Auch ohne ABS, Fahrwerkskontrollen und kurzen Radstand lässt sich der Ford souverän fahren, den acht Stoßdämpfern und dem heruntergeschraubten harten Fahrwerk sei Dank – wir geben dem RS 200 die Sporen. Doch ein Blick durch das kleine Lederlenkrad zeigt: Da geht noch was, der rote Bereich beginnt erst bei 8500 Umdrehungen. Im leicht untersteuernden Drift geht es durch die Kurven auf die Gerade. Haben sich die Füße erst an die schmalen Pedale gewöhnt, gibt es keinen schöneren Tanz.

Technische Daten

Für Roman Bilan, selbst Besitzer eines RS 200, ist der Renner noch heute ein "absoluter Leckerbissen". Er war nach seiner Meinung den anderen Fahrzeugen total überlegen und das beste Auto der Serie. "Der RS 200 ist heute noch einer der schnellsten Autos auf der Straße – wenn der Fahrer ihn beherrschen kann", sagt der Autohändler aus Neidenbach bei Bitburg.

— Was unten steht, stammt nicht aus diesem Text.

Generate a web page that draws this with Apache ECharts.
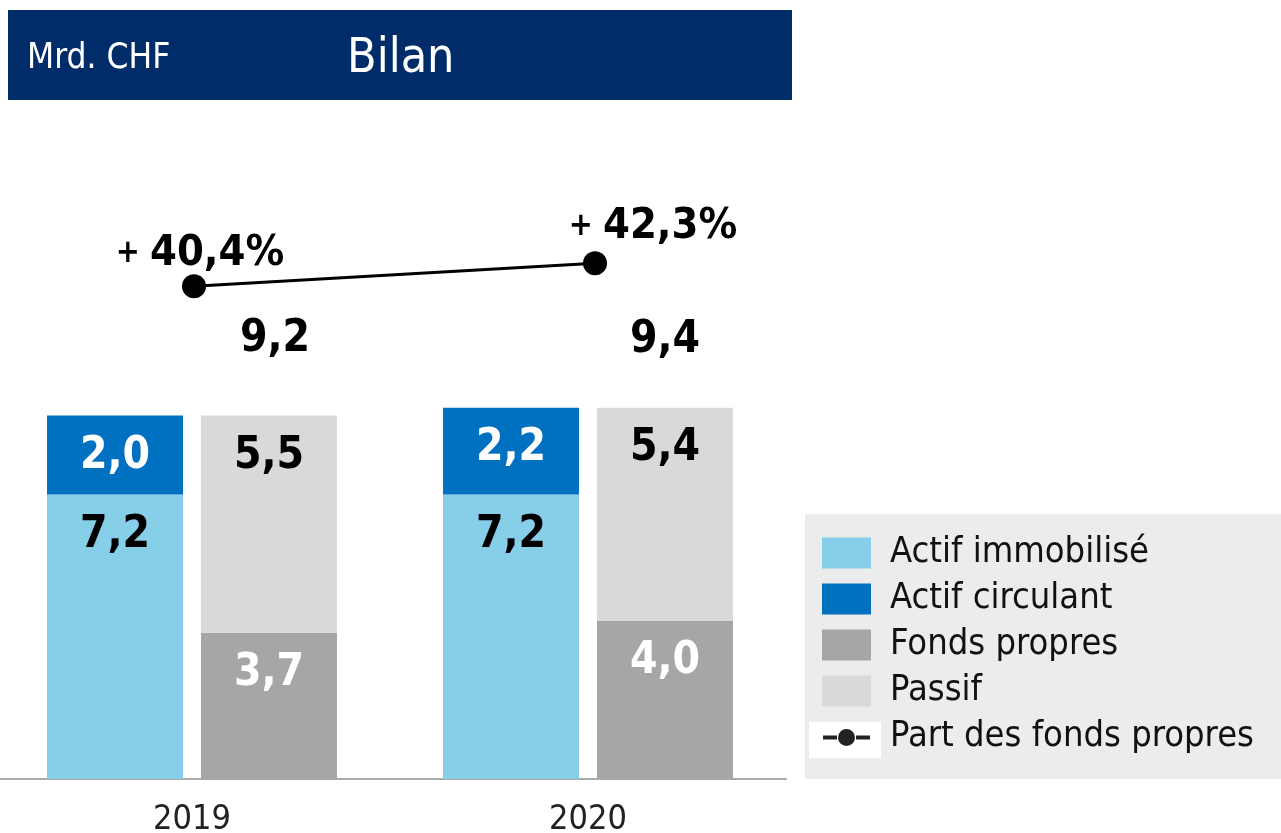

Wir stellen den RS 200 ab, lassen Motor und Turbolader noch ein wenig im Leerlauf verschnaufen, hören dem Ticken des heißen Metalls zu und geben Roman Bilan einfach nur vollkommen Recht.

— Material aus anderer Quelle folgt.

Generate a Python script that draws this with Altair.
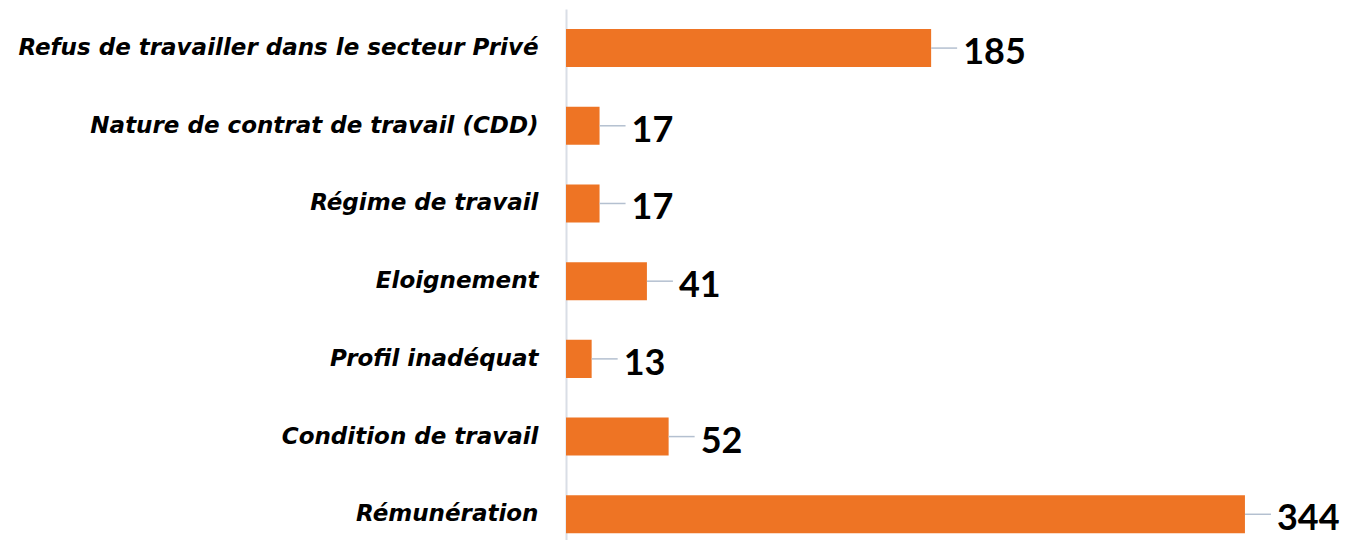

Die kurze Karriere des RS 200

Der RS 200 sollte 1985 für Ford nach der "Knochen"-Escort-Ära die Rückkehr in den Rallye-Sport ebnen. Doch daraus wurde nicht viel, denn nach nur einem Jahr wurde die Gruppe B verboten. All die schönen Sachen wie Allradantrieb, Mittelmotor, Turbolader, geringes Gewicht und viel Leistung fielen weg. Der Grund: Die Rennautos – Konkurrenten waren Audi Sport Quattro, Peugeot 205 Turbo 16 und Lancia Delta S4 mit fast 500 PS – glichen Raketen ohne den heutigen Sicherheitsstandard. Für die Fahrer zum Teil unkontrollierbare Geschosse.

Nach mehreren schweren Unfällen, bei denen Piloten, aber auch Zuschauer starben, war es Ende 1986 aus mit der Gruppe B. Der werksunterstützte RS 200 bestritt deshalb nur wenige WM-Läufe. Die seriennahe Gruppe A gab dagegen den Ton an. Im Vergleich zur Gruppe B war das aber eher etwas für Mädchen. Für die Homologation in dieser Rennklasse musste Ford jedenfalls bis Februar 1986 200 Exemplare bauen, daher der Name.

Nur 78 der teuersten Serienautos, die Ford jemals gebaut hat, sahen die Schotterstrecke. Der Rest wurde im zivilen Straßenverkehr eingesetzt, so wie der von uns getestete Wagen. Heute existieren weltweit noch etwa 140 Ford RS 200, davon nur neun in Deutschland. Die Einzelanfertigungen sind schätzungsweise 150.000 Euro wert.